- Vieux-Comptoir Location within Quebec
- Coordinates: 52°36′12″N 78°42′19″W﻿ / ﻿52.60333°N 78.70528°W
- Country: Canada
- Province: Quebec
- Region: Nord-du-Québec
- TE: Jamésie
- Time zone: UTC-5 (EST)
- • Summer (DST): UTC-4 (EDT)

= Vieux-Comptoir =

Abandoned community in Quebec, Canada

Vieux-Comptoir (/fr/) was a small Cree community at the mouth of Vieux-Comptoir River on Old Factory Bay (known in French as Baie du Vieux Comptoir) off James Bay in Quebec, Canada. The community was established as a trading post in the 17th century, but abandoned when the Cree were relocated to Wemindji, Quebec, 45 km to the north in 1959.

The locality was previously known by the English names of Factory River, Old Factory, and Old Factory River. The name refers to it being the location of a former trading post (then known as a "factory"), while the newer name is the approximate French equivalent.

== History ==
The site had been used by the Hudson's Bay Company (HBC) since the 1680s, but abandoned temporarily in 1686 when the other HBC forts on James Bay were captured by the French.

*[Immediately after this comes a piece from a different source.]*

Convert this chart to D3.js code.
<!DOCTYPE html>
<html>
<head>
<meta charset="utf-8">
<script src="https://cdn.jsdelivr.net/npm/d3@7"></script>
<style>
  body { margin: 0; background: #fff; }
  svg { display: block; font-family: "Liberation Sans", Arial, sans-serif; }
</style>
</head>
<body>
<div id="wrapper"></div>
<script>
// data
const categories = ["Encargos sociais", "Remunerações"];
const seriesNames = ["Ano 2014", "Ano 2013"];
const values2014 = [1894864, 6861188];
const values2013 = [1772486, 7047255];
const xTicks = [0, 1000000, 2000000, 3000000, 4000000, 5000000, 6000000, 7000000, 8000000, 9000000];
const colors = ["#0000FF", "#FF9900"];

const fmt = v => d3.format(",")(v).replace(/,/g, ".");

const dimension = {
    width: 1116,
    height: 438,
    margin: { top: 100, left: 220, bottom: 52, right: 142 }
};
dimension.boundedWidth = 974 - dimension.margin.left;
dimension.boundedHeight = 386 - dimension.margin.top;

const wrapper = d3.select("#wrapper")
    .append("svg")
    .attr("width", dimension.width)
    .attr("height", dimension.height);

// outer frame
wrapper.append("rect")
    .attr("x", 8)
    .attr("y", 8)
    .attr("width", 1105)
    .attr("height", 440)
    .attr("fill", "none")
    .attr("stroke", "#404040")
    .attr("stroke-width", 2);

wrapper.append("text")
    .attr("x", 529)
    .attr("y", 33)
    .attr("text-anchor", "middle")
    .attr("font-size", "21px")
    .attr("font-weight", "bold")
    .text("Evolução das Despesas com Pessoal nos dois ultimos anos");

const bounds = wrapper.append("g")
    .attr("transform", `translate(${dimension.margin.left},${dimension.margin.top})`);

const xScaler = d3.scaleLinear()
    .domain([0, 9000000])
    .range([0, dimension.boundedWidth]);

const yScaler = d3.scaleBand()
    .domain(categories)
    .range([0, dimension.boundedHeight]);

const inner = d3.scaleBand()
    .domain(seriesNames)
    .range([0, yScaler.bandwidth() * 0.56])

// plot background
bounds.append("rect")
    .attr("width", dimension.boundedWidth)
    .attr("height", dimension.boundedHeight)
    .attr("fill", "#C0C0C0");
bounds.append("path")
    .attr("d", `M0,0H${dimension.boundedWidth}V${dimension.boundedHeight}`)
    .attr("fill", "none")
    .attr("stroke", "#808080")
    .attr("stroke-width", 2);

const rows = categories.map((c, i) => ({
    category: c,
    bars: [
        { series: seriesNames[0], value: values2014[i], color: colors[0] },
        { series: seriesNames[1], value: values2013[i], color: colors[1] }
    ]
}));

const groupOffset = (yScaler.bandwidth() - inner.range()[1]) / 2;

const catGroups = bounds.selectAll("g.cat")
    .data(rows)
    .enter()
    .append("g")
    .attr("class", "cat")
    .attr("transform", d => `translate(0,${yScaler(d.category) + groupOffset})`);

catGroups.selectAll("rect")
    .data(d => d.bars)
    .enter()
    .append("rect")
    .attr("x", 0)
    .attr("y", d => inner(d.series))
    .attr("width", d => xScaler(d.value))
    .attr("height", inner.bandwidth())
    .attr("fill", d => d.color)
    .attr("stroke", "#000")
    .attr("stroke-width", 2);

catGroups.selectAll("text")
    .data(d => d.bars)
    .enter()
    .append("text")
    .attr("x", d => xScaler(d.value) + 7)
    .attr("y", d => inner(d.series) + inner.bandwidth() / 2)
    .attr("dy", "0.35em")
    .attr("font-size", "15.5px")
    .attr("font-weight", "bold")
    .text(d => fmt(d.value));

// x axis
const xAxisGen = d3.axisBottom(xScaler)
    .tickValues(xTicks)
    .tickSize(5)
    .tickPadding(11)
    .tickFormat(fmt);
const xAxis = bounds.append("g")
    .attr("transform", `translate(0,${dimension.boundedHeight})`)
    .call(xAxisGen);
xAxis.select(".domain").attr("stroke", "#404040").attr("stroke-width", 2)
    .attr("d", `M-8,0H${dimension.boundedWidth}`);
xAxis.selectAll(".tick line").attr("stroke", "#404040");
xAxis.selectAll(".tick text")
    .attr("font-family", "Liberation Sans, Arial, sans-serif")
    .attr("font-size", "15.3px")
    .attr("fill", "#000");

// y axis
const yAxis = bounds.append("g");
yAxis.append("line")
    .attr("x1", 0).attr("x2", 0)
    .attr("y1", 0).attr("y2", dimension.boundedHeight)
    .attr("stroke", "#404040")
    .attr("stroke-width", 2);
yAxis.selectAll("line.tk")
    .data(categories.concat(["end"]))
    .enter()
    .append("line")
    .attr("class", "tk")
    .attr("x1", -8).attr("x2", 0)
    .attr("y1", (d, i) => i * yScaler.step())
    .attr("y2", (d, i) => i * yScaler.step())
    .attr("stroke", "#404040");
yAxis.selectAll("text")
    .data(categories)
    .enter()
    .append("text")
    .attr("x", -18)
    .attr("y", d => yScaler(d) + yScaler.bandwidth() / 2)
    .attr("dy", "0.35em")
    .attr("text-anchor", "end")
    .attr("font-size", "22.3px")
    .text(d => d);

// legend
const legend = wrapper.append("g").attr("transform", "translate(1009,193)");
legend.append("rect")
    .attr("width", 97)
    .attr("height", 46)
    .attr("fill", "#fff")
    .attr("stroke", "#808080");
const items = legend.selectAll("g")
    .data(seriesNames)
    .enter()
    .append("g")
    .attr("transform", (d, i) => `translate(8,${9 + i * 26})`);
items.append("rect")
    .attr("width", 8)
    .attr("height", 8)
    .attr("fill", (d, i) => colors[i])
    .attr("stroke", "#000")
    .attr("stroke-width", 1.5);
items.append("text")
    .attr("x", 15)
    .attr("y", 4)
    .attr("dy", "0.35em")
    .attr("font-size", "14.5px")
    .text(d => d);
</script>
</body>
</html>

In 1692–1693, James Knight spent the winter there and found remnants of a post, likely built by the French since the indigenous called the island "Frenchman's Island". However, James White called it "Old Factory Island" and "Old Factory River", referring to the abandoned trading post.

The HBC continued to use the area from time to time as wintering spot for ships throughout the eighteenth century. Mica was discovered there, and a mine was operated by the HBC for some time, but proved unprofitable. Hence, the river was also called Mica or Isonglass River.

A fur trade post was established there by the North West Company in 1804, but only operated until 1806.

In 1935, free traders established another post at Old Factory, and in 1938, the HBC also opened one, operating as an outpost of the Eastmain post until 1942, when it became a full trading post. Other names for the post were Old Factory River, Gilpin's Island, Frenchman's Island, and Vieux Comptoir. A Cree community began to settle at the post, complete with an Anglican church and rectory.

In 1959, the post was closed, and its business was moved to Wemindji (then known as Paint Hills or New Factory/Nouveau-Comptoir). By 1974, most buildings had deteriorated or collapsed. The locality is still used by the Cree of Wemindji as a summer camp.